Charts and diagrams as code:
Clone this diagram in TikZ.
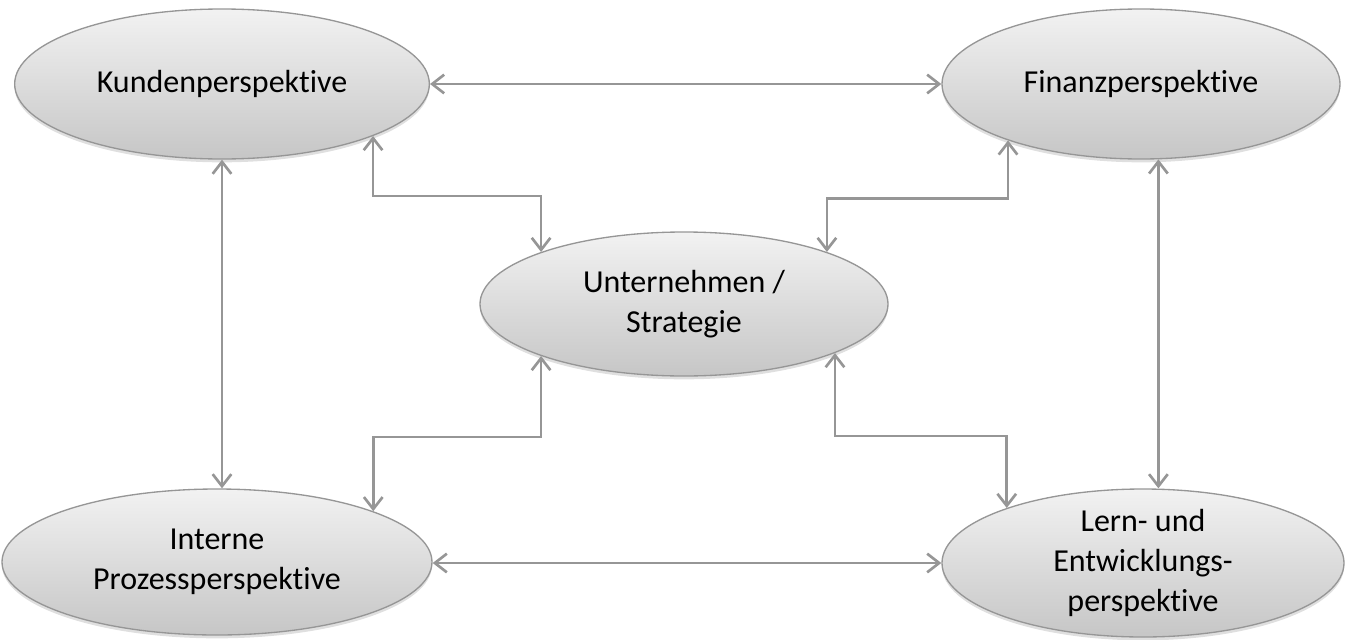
\documentclass[tikz,border=0pt]{standalone}
\usepackage{fontspec}
\setmainfont{Carlito}[Ligatures={NoCommon}]
\usetikzlibrary{shapes.geometric,arrows.meta,shadows}

\definecolor{linegray}{RGB}{150,150,150}
\definecolor{elltop}{RGB}{242,242,242}
\definecolor{ellbot}{RGB}{198,198,198}

% break the ti ligature
\newcommand{\nolig}{\kern0pt }

\tikzset{
  persp/.style={ellipse, draw=linegray, line width=1pt, top color=elltop, bottom color=ellbot,
    inner sep=0pt, align=center, font=\fontsize{24}{30}\selectfont,
    drop shadow={shadow xshift=0pt, shadow yshift=-2.5pt, opacity=0.25}},
  link/.style={draw=linegray, line width=2pt, {Straight Barb[length=9pt,width=14pt]}-{Straight Barb[length=9pt,width=14pt]}}
}

\begin{document}
\begin{tikzpicture}[x=0.75pt,y=0.75pt,yscale=-1,xscale=1]
\useasboundingbox (0,0) rectangle (1349,639);

% Ellipses
\node[persp, minimum width=311pt, minimum height=112.5pt] (kunden) at (222,84) {Kundenperspekt\nolig ive};
\node[persp, minimum width=298.5pt, minimum height=112.5pt] (finanz) at (1141,84) {Finanzperspekt\nolig ive};
\node[persp, minimum width=306pt, minimum height=108pt] (strategie) at (684,304) {Unternehmen /\\Strategie};
\node[persp, minimum width=322.5pt, minimum height=109.5pt] (intern) at (217,562) {Interne\\Prozessperspekt\nolig ive};
\node[persp, minimum width=301.5pt, minimum height=111pt, inner ysep=-6pt] (lern) at (1143,563) {Lern- und\\Entwicklungs-\\perspekt\nolig ive};

%Straight Lines
\draw[link] (kunden.east) -- (finanz.west);
\draw[link] (intern.east |- lern.west) -- (lern.west);
\draw[link] (kunden.south) -- (kunden.south |- intern.north);
\draw[link] (finanz.-77.2) -- (finanz.-77.2 |- lern.north);

%Elbow Lines
\draw[link] (kunden.-19.6) -- ++(0,60) -| (strategie.160.2);
\draw[link] (finanz.-157.8) -- ++(0,58) -| (strategie.20);
\draw[link] (strategie.-160.2) -- ++(0,81) -| (intern.18.5);
\draw[link] (strategie.-18) -- ++(0,83) -| (lern.158.45);

\end{tikzpicture}
\end{document}
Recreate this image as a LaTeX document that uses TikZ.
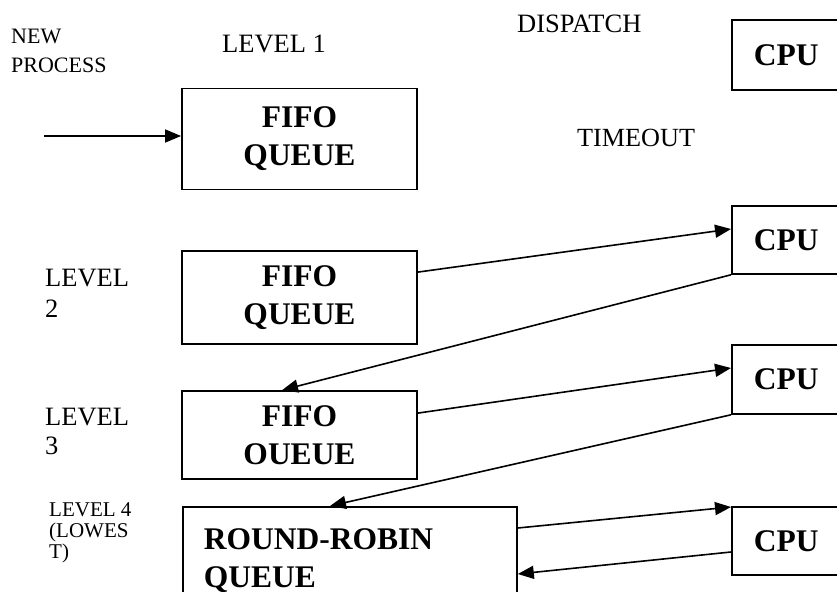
\documentclass[tikz,border=0pt]{standalone}
\usepackage{fontspec}
\setmainfont{Liberation Serif}
\usetikzlibrary{arrows.meta,calc}
\tikzset{
  qbox/.style={draw,line width=1.8pt,inner sep=0pt,align=center,
    font=\fontsize{31.5}{38}\selectfont\bfseries},
  cpubox/.style={draw,line width=1.8pt,anchor=north west,minimum width=129pt,
    text width=85pt,inner xsep=22pt,inner ysep=0pt,align=left,
    font=\fontsize{31.5}{38}\selectfont\bfseries},
  lbl/.style={anchor=north west,inner sep=0pt,align=left},
  conn/.style={line width=1.6pt,-{Triangle[length=16pt,width=13pt]}}
}
\begin{document}
\begin{tikzpicture}[x=1pt,y=-1pt]
\path[use as bounding box,clip] (0,0) rectangle (837,591);
% queue boxes
\node[qbox,minimum width=235pt,minimum height=101pt] (b1) at (299.5,139) {FIFO\\QUEUE};
\node[qbox,minimum width=235pt,minimum height=93pt] (b2) at (299.5,297.5) {FIFO\\QUEUE};
\node[qbox,minimum width=235pt,minimum height=88pt] (b3) at (299.5,435) {FIFO\\OUEUE};
\node[draw,line width=1.8pt,anchor=north west,text width=292pt,inner xsep=21pt,
  inner ysep=22pt,align=left,font=\fontsize{31.5}{38}\selectfont\bfseries]
  (b4) at (182,506) {ROUND-ROBIN\\QUEUE};
% cpu boxes
\node[cpubox,minimum height=70pt] (cpu1) at (731,19) {CPU};
\node[cpubox,minimum height=68pt] (cpu2) at (731,205) {CPU};
\node[cpubox,minimum height=69pt] (cpu3) at (731,344) {CPU};
\node[cpubox,minimum height=68pt] (cpu4) at (731,506) {CPU};
% labels
\node[lbl,font=\fontsize{22}{29}\selectfont] (np) at (11,29) {NEW\\PROCESS};
\node[lbl,font=\fontsize{26.5}{31}\selectfont] (l1) at (222,35) {LEVEL 1};
\node[lbl,font=\fontsize{26.5}{31}\selectfont] (disp) at (517,15) {DISPATCH};
\node[lbl,font=\fontsize{26.2}{31}\selectfont] (tout) at (577,129) {TIMEOUT};
\node[lbl,font=\fontsize{26.5}{31}\selectfont] (l2) at (45,269) {LEVEL\\2};
\node[lbl,font=\fontsize{26.5}{29}\selectfont] (l3) at (45,408) {LEVEL\\3};
\node[lbl,font=\fontsize{21}{21}\selectfont] (l4) at (49,502) {LEVEL 4\\(LOWES\\T)};
% connectors
\coordinate (start) at (44,136);
\draw[conn] (start) -- (start -| b1.west);
\draw[conn] ($(b2.north east)+(0,22)$) -- ($(cpu2.north west)+(0,24)$);
\draw[conn] (cpu2.south west) -- ($(b3.north west)+(101,0)$);
\draw[conn] ($(b3.north east)+(0,23)$) -- ($(cpu3.north west)+(0,24)$);
\draw[conn] (cpu3.south west) -- ($(b4.north west)+(148,0)$);
\draw[conn] ($(b4.north east)+(0,22)$) -- ($(cpu4.north west)+(0,1)$);
\draw[conn] ($(cpu4.north west)+(0,46)$) -- ($(b4.north east)+(0,68)$);
\end{tikzpicture}
\end{document}
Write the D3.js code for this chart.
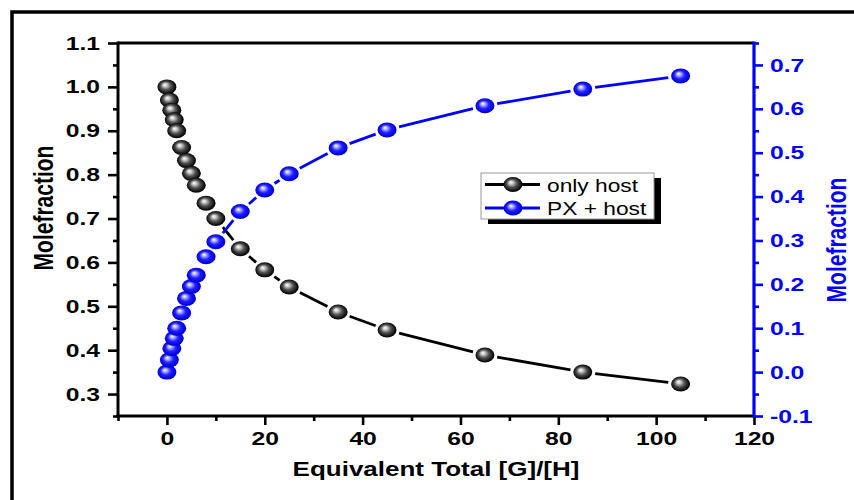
<!DOCTYPE html>
<html><head><meta charset="utf-8">
<script src="https://cdn.jsdelivr.net/npm/d3@7"></script>
<style>body{margin:0;background:#fff}svg{display:block}</style>
</head><body><svg id="c" width="854" height="500"></svg>
<script>
// ---- data ----
const eqTotal  = [0, 0.5, 1, 1.5, 2, 3, 4, 5, 6, 8, 10, 15, 20, 25, 35, 45, 65, 85, 105];
const onlyHost = [1.000, 0.970, 0.947, 0.925, 0.900, 0.862, 0.832, 0.803, 0.776, 0.735, 0.700, 0.631, 0.583, 0.544, 0.487, 0.446, 0.389, 0.350, 0.323];
const pxHost   = [0.000, 0.028, 0.054, 0.077, 0.100, 0.135, 0.168, 0.195, 0.221, 0.263, 0.297, 0.366, 0.415, 0.452, 0.511, 0.552, 0.607, 0.645, 0.675];
const seriesNames = ["only host", "PX + host"];
const xMajor = [0, 20, 40, 60, 80, 100, 120];
const xMinor = [-10, 10, 30, 50, 70, 90, 110];
const yLeftMajor = [0.3, 0.4, 0.5, 0.6, 0.7, 0.8, 0.9, 1.0, 1.1];
const yLeftMinor = [0.25, 0.35, 0.45, 0.55, 0.65, 0.75, 0.85, 0.95, 1.05];
const yRightMajor = [-0.1, 0.0, 0.1, 0.2, 0.3, 0.4, 0.5, 0.6, 0.7];
const yRightMinor = [-0.05, 0.05, 0.15, 0.25, 0.35, 0.45, 0.55, 0.65, 0.75];
const xTitle = "Equivalent Total [G]/[H]";
const yTitle = "Molefraction";

// ---- layout ----
const SX = 1.3;            // horizontal stretch of the original artwork
const FONT = "'Liberation Sans', Arial, sans-serif";
const BLUE = "#0000ff";
const m = {l: 118, r: 754, t: 43, b: 416};
const x  = d3.scaleLinear().domain([-10, 120]).range([m.l, m.r]);
const yL = d3.scaleLinear().domain([0.25, 1.1]).range([m.b, m.t]);
const yR = d3.scaleLinear().domain([-0.1, 0.75]).range([m.b, m.t]);
const fmt1 = v => d3.format(".1f")(v).replace("\u2212", "-");

const svg = d3.select("#c");
svg.append("rect").attr("width", 854).attr("height", 500).attr("fill", "#fff");
// outer frame
svg.append("rect").attr("x", 12).attr("y", 12).attr("width", 900).attr("height", 600)
  .attr("fill", "none").attr("stroke", "#000").attr("stroke-width", 3.5);

// gradients
const defs = svg.append("defs");
function grad(id, stops) {
  const g = defs.append("radialGradient").attr("id", id)
    .attr("cx", "50%").attr("cy", "50%").attr("r", "55%").attr("fx", "38%").attr("fy", "35%");
  stops.forEach(s => g.append("stop").attr("offset", s[0]).attr("stop-color", s[1]));
}
grad("gBlack", [[0, "#ffffff"], [0.18, "#d0d0d0"], [0.5, "#505050"], [0.85, "#0a0a0a"], [1, "#000"]]);
grad("gBlue",  [[0, "#ffffff"], [0.18, "#b8b8ff"], [0.5, "#2020ff"], [0.85, "#0000e0"], [1, "#0000a0"]]);

// ---- axes ----
function styleAxis(g, color) {
  g.select(".domain").remove();
  g.selectAll(".tick line").attr("stroke", color).attr("stroke-width", 2.6);
  g.selectAll("text").attr("fill", color).attr("font-family", FONT)
    .attr("font-size", 19).attr("font-weight", "bold");
}
// bottom
const gxMin = svg.append("g").attr("transform", `translate(0,${m.b})`)
  .call(d3.axisBottom(x).tickValues(xMinor).tickSize(5).tickFormat(""));
styleAxis(gxMin, "#000");
const gx = svg.append("g").attr("transform", `translate(0,${m.b})`)
  .call(d3.axisBottom(x).tickValues(xMajor).tickSize(9).tickPadding(7).tickFormat(d3.format("d")));
styleAxis(gx, "#000");
gx.selectAll("text").attr("transform", `scale(${SX},1)`);
// left
const gyMin = svg.append("g").attr("transform", `translate(${m.l},0)`)
  .call(d3.axisLeft(yL).tickValues(yLeftMinor).tickSize(5).tickFormat(""));
styleAxis(gyMin, "#000");
const gy = svg.append("g").attr("transform", `translate(${m.l},0)`)
  .call(d3.axisLeft(yL).tickValues(yLeftMajor).tickSize(10).tickPadding(8).tickFormat(fmt1));
styleAxis(gy, "#000");
gy.selectAll("text").attr("x", -18 / SX).attr("transform", `scale(${SX},1)`);
// right
const grMin = svg.append("g").attr("transform", `translate(${m.r},0)`)
  .call(d3.axisRight(yR).tickValues(yRightMinor).tickSize(5).tickFormat(""));
styleAxis(grMin, BLUE);
const gr = svg.append("g").attr("transform", `translate(${m.r},0)`)
  .call(d3.axisRight(yR).tickValues(yRightMajor).tickSize(9).tickPadding(7).tickFormat(fmt1));
styleAxis(gr, BLUE);
gr.selectAll("text").attr("x", 16 / SX).attr("transform", `scale(${SX},1)`);

// axis lines
svg.append("line").attr("x1", m.l).attr("x2", m.r).attr("y1", m.t).attr("y2", m.t)
  .attr("stroke", "#000").attr("stroke-width", 3);
svg.append("line").attr("x1", m.l - 1.5).attr("x2", m.r).attr("y1", m.b).attr("y2", m.b)
  .attr("stroke", "#000").attr("stroke-width", 3);
svg.append("line").attr("x1", m.l).attr("x2", m.l).attr("y1", m.t - 1.5).attr("y2", m.b + 1.5)
  .attr("stroke", "#000").attr("stroke-width", 3);
svg.append("line").attr("x1", m.r).attr("x2", m.r).attr("y1", m.t - 1.5).attr("y2", m.b + 1.5)
  .attr("stroke", BLUE).attr("stroke-width", 3.2);

// titles
svg.append("text").attr("transform", `translate(436,476) scale(${SX},1)`)
  .attr("text-anchor", "middle").attr("font-family", FONT).attr("font-size", 20)
  .attr("font-weight", "bold").attr("fill", "#000").text(xTitle);
svg.append("text").attr("transform", `translate(53,208) scale(${SX},1) rotate(-90)`)
  .attr("text-anchor", "middle").attr("font-family", FONT).attr("font-size", 21)
  .attr("font-weight", "bold").attr("fill", "#000").text(yTitle);
svg.append("text").attr("transform", `translate(846,240) scale(${SX},1) rotate(-90)`)
  .attr("text-anchor", "middle").attr("font-family", FONT).attr("font-size", 21)
  .attr("font-weight", "bold").attr("fill", BLUE).text(yTitle);

// ---- series ----
const RX = 9.5, RY = 7.5, GAP = 3;
function drawSeries(vals, yScale, color, gradId) {
  const pts = eqTotal.map((d, i) => [x(d), yScale(vals[i])]);
  const g = svg.append("g");
  for (let i = 0; i < pts.length - 1; i++) {
    const [x1, y1] = pts[i], [x2, y2] = pts[i + 1];
    const dx = x2 - x1, dy = y2 - y1, d = Math.hypot(dx, dy);
    const ux = dx / d, uy = dy / d;
    const r = 1 / Math.sqrt((ux / RX) ** 2 + (uy / RY) ** 2) + GAP;
    if (d > 2 * r + 2) {
      g.append("line").attr("x1", x1 + ux * r).attr("y1", y1 + uy * r)
        .attr("x2", x2 - ux * r).attr("y2", y2 - uy * r)
        .attr("stroke", color).attr("stroke-width", 2.8);
    }
  }
  g.selectAll("ellipse").data(pts).join("ellipse")
    .attr("cx", d => d[0]).attr("cy", d => d[1]).attr("rx", RX).attr("ry", RY)
    .attr("fill", `url(#${gradId})`);
}
drawSeries(onlyHost, yL, "#000", "gBlack");
drawSeries(pxHost, yR, BLUE, "gBlue");

// ---- legend ----
const lg = svg.append("g");
lg.append("rect").attr("x", 488).attr("y", 178).attr("width", 173).attr("height", 46).attr("fill", "#000");
lg.append("rect").attr("x", 481).attr("y", 173).attr("width", 173).attr("height", 46)
  .attr("fill", "#fff").attr("stroke", "#999").attr("stroke-width", 1);
[[seriesNames[0], "#000", "gBlack", 184.5], [seriesNames[1], BLUE, "gBlue", 208]].forEach(([name, col, gid, yy]) => {
  lg.append("line").attr("x1", 485).attr("x2", 540).attr("y1", yy).attr("y2", yy)
    .attr("stroke", col).attr("stroke-width", 2.8);
  lg.append("ellipse").attr("cx", 513).attr("cy", yy).attr("rx", RX).attr("ry", RY)
    .attr("fill", `url(#${gid})`);
  lg.append("text").attr("transform", `translate(547,${yy + 7}) scale(${SX},1)`)
    .attr("font-family", FONT).attr("font-size", 17.5).attr("fill", "#000").text(name);
});
</script></body></html>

» TASK TO COMPLETE
Give the lines again word for word, from the start of the records to the line holding "(0,0) rectangle (1349,639);", both included, and leave out any picture.

» CORRECT OUTPUT
Clone this diagram in TikZ.
\documentclass[tikz,border=0pt]{standalone}
\usepackage{fontspec}
\setmainfont{Carlito}[Ligatures={NoCommon}]
\usetikzlibrary{shapes.geometric,arrows.meta,shadows}

\definecolor{linegray}{RGB}{150,150,150}
\definecolor{elltop}{RGB}{242,242,242}
\definecolor{ellbot}{RGB}{198,198,198}

% break the ti ligature
\newcommand{\nolig}{\kern0pt }

\tikzset{
  persp/.style={ellipse, draw=linegray, line width=1pt, top color=elltop, bottom color=ellbot,
    inner sep=0pt, align=center, font=\fontsize{24}{30}\selectfont,
    drop shadow={shadow xshift=0pt, shadow yshift=-2.5pt, opacity=0.25}},
  link/.style={draw=linegray, line width=2pt, {Straight Barb[length=9pt,width=14pt]}-{Straight Barb[length=9pt,width=14pt]}}
}

\begin{document}
\begin{tikzpicture}[x=0.75pt,y=0.75pt,yscale=-1,xscale=1]
\useasboundingbox (0,0) rectangle (1349,639);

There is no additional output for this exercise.